By Jack Hill
The campaigning is done. The votes have been cast. The ballots counted. Twelve senators were voted into office, four representing their respective class and the remainder representing the various areas on campus. The winner for the North Side seat is Chris Temple. The East Side is represented by Ryan Dill. Pete Johnson, Marissa Lahousse, and Abigail Peters all represent the West Side and Kyle Wolfe, Katie Jensen, and Madison Howard can call themselves senators for the South side.
The Student Government Association (SGA) aims to act as the bridge between the students and the administration. Its purpose is best outlined in the student handbook as an organization to “support the mission of the institution and uphold the college’s standards of honesty, respect, and personal responsibility.”

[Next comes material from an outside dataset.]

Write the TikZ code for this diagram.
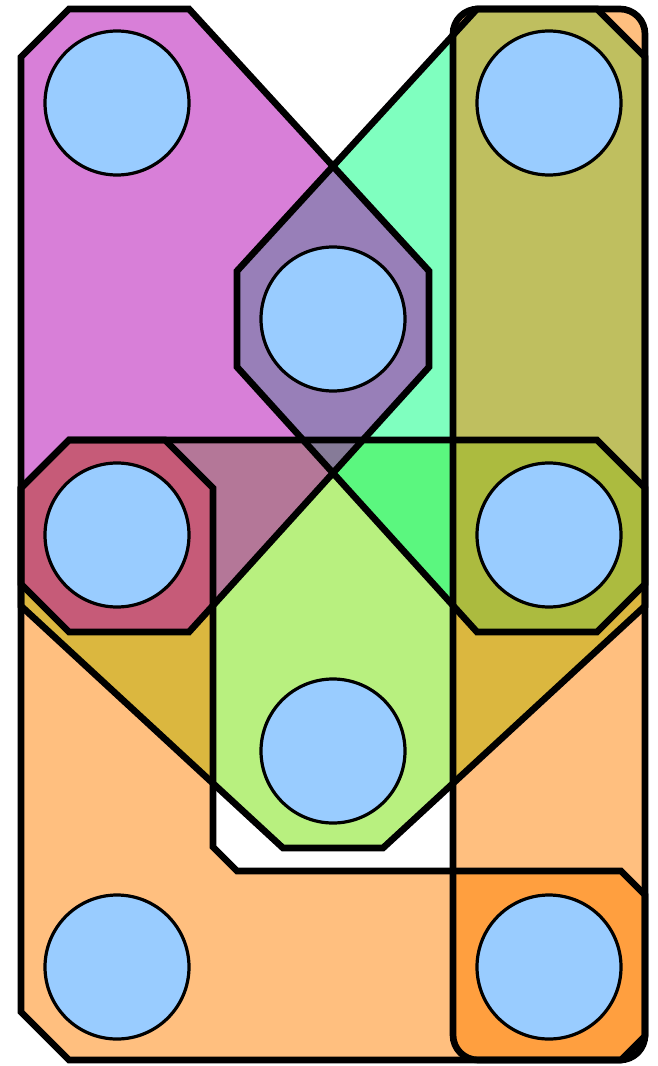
\documentclass[tikz,border=0pt]{standalone}
\definecolor{hlime}{RGB}{113,225,0}
\definecolor{hmint}{RGB}{0,255,128}
\definecolor{horange}{RGB}{255,128,0}
\definecolor{hmagenta}{RGB}{178,0,178}
\definecolor{vfill}{RGB}{153,204,255}
\newcommand{\hgLime}{(69,440) -- (597,440) -- (645,488) -- (645,606) -- (383,848) -- (283,848) -- (21,606) -- (21,488) -- cycle}
\newcommand{\hgMint}{(477,9) -- (597,9) -- (645,57) -- (645,584) -- (597,632) -- (477,632) -- (237,367) -- (237,271) -- cycle}
\newcommand{\hgLow}{(69,440) -- (165,440) -- (213,488) -- (213,847) -- (237,871) -- (621,871) -- (645,895) -- (645,1036) -- (621,1060) -- (69,1060) -- (21,1012) -- (21,488) -- cycle}
\newcommand{\hgRight}{[rounded corners=18.75pt] (453,9) rectangle (645,1060)}
\newcommand{\hgMag}{(21,57) -- (69,9) -- (189,9) -- (429,271) -- (429,367) -- (189,632) -- (69,632) -- (21,584) -- cycle}
\begin{document}
\begin{tikzpicture}[x=0.75pt,y=-0.75pt,
  edgefill/.style={fill opacity=0.5},
  edgeline/.style={draw=black,line width=5pt,line join=miter},
  vertex/.style={circle,draw=black,line width=2.4pt,fill=vfill,minimum size=108pt,inner sep=0pt}]
\useasboundingbox (0,0) rectangle (657,1066);
% fills
\fill[hlime,edgefill] \hgLime;
\fill[hmint,edgefill] \hgMint;
\fill[horange,edgefill] \hgLow;
\fill[horange,edgefill] \hgRight;
\fill[hmagenta,edgefill] \hgMag;
% outlines
\draw[edgeline] \hgLime;
\draw[edgeline] \hgMint;
\draw[edgeline] \hgLow;
\draw[edgeline] \hgRight;
\draw[edgeline] \hgMag;
% vertices
\node[vertex] (v1) at (117,103) {};
\node[vertex] (v2) at (549,103) {};
\node[vertex] (v3) at (333,319) {};
\node[vertex] (v4) at (117,535) {};
\node[vertex] (v5) at (549,535) {};
\node[vertex] (v6) at (333,751) {};
\node[vertex] (v7) at (117,967) {};
\node[vertex] (v8) at (549,967) {};
\end{tikzpicture}
\end{document}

These new senators are coming from different backgrounds and with different experiences—much like the student body they represent. Some, such as Abigail Peters, chose to run because she wanted to express her school spirit. Others, such as Reed Walter, chose to be senator because it “is such a great way to represent the students and really voice their concerns and questions in a positive manner.” Still others ran to bring their experience in student government to the table.
The newly elected senators face an uphill battle. Roanoke’s SGA has often been accused of opaqueness in their process and lack of clear vision from the leadership. Stories persist of slow and uncommunicative action taken by the body. In fact, it took almost two weeks to get a winners’ list.
But the SGA is not deaf to their critics. They have revamped their Public Relations committee. Both Alex Boone and Reed Walter hope that this year will be a new chapter for the SGA’s PR face. Walter hopes to get word out about what the organization is doing to improve campus life, and Boone is excited to serve on the PR committee.
While hoping to revamp PR and other aspects of the association, the SGA is also hoping to improve campus life with new infinitives. West Side representative hopes to address the lack of a crosswalk across Market Street. Madison Howard, South side representative, said there were plans on somehow integrating Fruitions into the swipe program.
Time will tell if the SGA will be able to overcome their historical issues. With the infusion of such experienced and passionate students, one can only hope.